-- BEGIN --

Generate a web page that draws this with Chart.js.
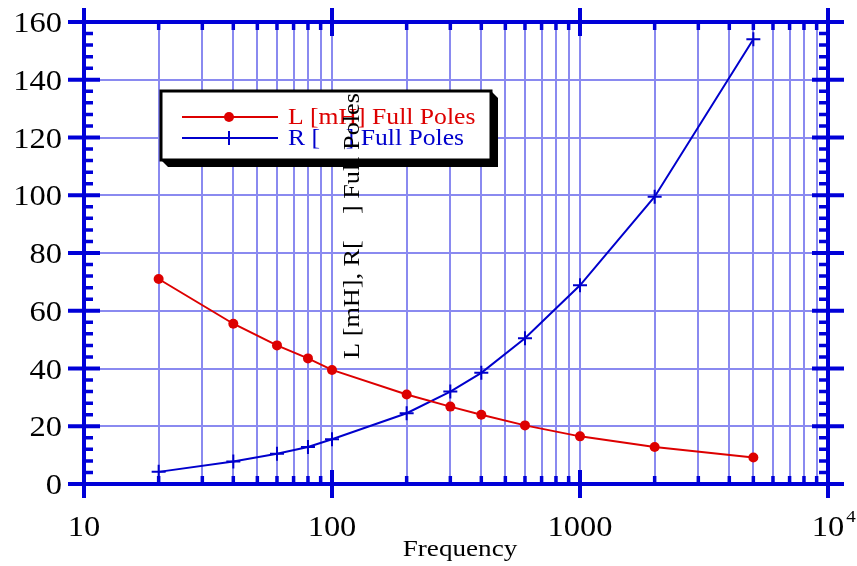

-- END --
-- BEGIN --

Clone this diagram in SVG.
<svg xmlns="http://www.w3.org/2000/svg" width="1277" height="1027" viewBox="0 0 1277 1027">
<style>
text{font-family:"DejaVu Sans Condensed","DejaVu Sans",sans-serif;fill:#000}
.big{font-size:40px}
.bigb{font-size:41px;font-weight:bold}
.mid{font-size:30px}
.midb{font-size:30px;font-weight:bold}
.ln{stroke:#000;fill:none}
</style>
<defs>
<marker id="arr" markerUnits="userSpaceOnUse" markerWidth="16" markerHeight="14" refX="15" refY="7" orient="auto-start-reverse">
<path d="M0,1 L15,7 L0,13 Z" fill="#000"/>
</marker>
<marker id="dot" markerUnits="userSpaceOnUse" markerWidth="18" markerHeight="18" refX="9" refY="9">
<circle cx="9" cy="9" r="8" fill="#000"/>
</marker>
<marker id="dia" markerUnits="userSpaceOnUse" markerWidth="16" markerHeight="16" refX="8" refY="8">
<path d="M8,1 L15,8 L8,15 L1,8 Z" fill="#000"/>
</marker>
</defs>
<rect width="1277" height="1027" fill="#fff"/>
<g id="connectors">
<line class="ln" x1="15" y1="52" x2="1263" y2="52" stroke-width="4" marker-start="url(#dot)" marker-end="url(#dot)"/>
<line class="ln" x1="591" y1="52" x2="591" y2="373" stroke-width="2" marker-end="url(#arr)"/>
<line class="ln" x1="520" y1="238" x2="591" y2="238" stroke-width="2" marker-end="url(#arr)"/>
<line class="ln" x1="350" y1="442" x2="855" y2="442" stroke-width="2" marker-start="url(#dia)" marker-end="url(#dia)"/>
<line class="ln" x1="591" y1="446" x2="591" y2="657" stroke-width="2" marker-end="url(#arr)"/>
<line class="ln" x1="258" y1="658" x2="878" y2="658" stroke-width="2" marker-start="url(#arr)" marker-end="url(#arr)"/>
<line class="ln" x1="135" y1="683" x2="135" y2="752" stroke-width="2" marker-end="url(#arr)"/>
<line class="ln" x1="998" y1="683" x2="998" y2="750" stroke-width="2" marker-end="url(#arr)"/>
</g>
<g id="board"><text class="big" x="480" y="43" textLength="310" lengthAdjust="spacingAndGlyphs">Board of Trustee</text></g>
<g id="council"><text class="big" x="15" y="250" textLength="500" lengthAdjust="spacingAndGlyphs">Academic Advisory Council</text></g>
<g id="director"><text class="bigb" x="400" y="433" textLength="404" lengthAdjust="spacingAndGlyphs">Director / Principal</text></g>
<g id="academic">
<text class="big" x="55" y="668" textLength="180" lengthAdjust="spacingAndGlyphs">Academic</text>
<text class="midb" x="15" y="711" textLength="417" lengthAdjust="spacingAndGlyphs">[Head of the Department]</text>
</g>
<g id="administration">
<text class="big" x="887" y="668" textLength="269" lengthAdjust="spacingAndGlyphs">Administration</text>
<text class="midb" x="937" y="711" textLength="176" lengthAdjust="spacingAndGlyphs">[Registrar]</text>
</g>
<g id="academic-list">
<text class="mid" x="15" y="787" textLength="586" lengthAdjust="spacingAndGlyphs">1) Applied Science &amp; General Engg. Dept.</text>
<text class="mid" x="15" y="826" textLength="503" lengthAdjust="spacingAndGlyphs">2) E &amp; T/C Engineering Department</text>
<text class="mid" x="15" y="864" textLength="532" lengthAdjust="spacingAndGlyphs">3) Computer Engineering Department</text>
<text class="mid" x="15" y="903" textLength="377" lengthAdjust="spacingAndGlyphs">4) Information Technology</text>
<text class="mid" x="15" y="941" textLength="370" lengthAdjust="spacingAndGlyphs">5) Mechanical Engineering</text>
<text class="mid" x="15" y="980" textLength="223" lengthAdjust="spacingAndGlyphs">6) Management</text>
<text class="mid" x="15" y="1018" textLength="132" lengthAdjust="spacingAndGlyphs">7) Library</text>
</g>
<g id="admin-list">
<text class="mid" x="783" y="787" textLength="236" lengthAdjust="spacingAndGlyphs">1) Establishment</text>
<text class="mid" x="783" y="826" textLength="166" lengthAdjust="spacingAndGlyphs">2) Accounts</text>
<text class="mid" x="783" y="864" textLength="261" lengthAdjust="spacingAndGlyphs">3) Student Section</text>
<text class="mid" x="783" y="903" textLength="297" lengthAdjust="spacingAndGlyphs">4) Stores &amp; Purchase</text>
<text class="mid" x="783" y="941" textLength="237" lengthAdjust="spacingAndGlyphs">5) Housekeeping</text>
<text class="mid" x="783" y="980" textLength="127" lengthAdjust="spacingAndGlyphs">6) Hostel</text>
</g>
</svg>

-- END --
-- BEGIN --

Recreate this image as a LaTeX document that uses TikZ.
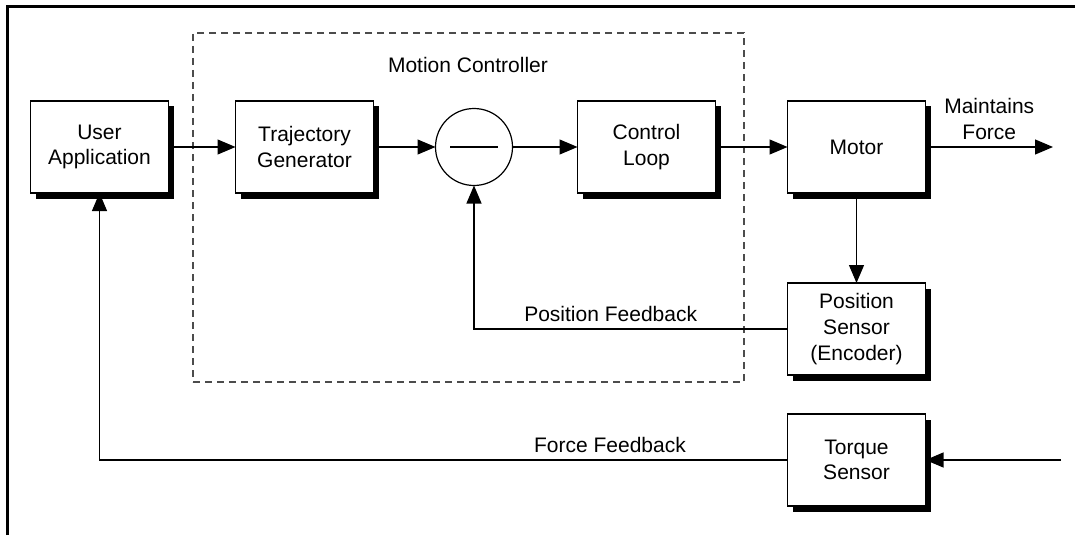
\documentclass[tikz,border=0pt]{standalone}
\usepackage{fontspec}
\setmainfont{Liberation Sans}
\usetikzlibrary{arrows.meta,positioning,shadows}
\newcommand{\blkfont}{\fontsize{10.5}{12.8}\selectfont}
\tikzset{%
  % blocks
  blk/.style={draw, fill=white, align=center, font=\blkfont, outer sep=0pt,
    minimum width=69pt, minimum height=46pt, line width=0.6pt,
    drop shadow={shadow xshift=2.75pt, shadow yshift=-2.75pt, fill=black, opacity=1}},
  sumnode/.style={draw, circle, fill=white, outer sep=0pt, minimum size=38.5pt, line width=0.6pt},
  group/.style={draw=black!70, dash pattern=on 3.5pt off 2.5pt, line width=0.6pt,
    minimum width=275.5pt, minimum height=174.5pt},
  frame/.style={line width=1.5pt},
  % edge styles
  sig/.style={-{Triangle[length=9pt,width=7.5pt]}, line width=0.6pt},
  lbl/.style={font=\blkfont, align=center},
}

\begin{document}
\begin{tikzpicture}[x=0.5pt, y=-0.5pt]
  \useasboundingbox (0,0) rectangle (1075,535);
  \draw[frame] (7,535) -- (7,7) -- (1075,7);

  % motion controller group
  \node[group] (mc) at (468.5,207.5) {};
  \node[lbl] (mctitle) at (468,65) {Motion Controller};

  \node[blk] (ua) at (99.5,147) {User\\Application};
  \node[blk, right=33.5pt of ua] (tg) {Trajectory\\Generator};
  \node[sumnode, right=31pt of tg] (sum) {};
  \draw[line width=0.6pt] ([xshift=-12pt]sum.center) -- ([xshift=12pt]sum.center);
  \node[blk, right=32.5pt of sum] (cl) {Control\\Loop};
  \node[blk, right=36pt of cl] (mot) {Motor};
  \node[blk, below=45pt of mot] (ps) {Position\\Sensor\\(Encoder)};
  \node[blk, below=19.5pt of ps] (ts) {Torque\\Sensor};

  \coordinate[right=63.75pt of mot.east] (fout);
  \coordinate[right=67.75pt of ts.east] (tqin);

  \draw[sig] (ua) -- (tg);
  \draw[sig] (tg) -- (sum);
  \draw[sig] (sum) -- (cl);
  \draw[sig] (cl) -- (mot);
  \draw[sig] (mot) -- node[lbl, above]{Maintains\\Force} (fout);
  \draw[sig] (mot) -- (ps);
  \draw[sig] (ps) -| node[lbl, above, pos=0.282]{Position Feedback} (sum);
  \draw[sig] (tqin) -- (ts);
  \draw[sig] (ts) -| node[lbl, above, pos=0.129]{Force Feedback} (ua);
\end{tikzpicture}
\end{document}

-- END --

Task instructions: Of the lines above, how many include the word "this"? Reply with the number only.

Result: 3